Spanning an incredible 121,000 hectares and taking a handful of other national parks under its wing – from Tsitsikamma to Knysna – this is one of the most important conservation areas in the country. Think mile upon mile of untouched indigenous forest and unruly fynbos carpeted mountains, traced by a pristine sandy coast, all providing a vital natural habitat to the creatures that reside here. Breathtaking is an understatement and inspiring is a given.
And protecting these areas is all part of a mission to right the wrongs of the country’s not so eco-friendly past. In the 19th century, much of the indigenous forests were destroyed and the areas turned into farming land, pushing out the wild animals that lived here. After years of exploitation, it wasn’t until the latter part of the 20th century that conservation projects began to be put in place. And the Garden Route National Park wasn’t formed until 2009, when the numerous national parks spread along this picturesque coast were amalgamated to ensure overall protection of the region.

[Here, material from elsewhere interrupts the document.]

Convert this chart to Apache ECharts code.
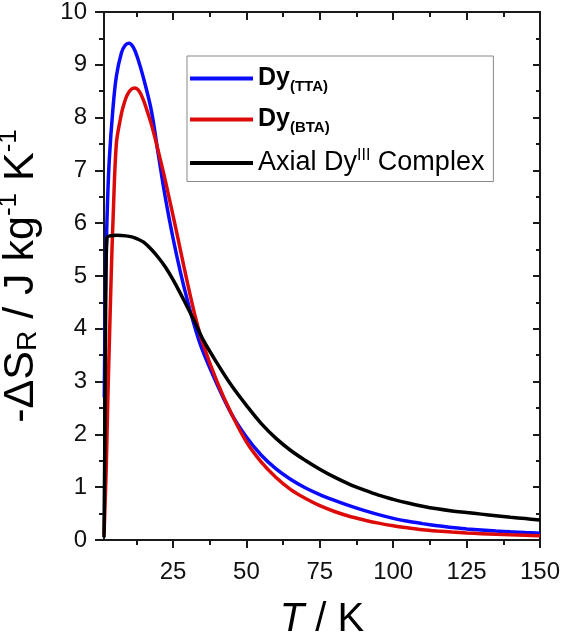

Now, the park protects a number of rare species, including the critically endangered honey badger and the elusive Knysna elephant, as well as stretching out into the ocean to pull the marine life of the Atlantic into its motherly embrace.
Take a trip along this coastline and it is guaranteed to be a journey that stays with you forever – the sights are endless. We’re talking a real, natural world feast for the eyes.
Whether you hike, bike or swim, the options for exploring this vast and varying park are endless and each sub-park has its own individual draw. Tsitsikamma’s Otter Trail is one for any serious trekkers whilst Knysna’s incredible tidal lagoons provide the perfect spot for tranquil contemplation – but covering such a great expanse of coast, there will always be something to see and do here.
For the thrill seekers, it doesn’t get much better than the highest commercial bungee jump in the world. Yep, the world. Stick Bloukrans Bridge’s 216 m drop onto your bucket-list now to crank the adventure up a notch on your trip.
And for those who actually want to get in some chill time on their trip, the national park’s beaches are some of the country’s best. So, grab a good book and soak up that sun on an untouched, wilderness beach. Sometimes you just can’t beat getting back to holiday basics.
The wilderness that lies between Mossel Bay in the east and Storms River in the west.
Tariffs depend on the sub-park of the Garden Route National Park that you’re visiting, varying from R97 to R218. Considering the vast landscapes of each park, it’s unlikely that you would take in more than one a day so your daily budget shouldn’t take too much of a hit – you can breathe out now.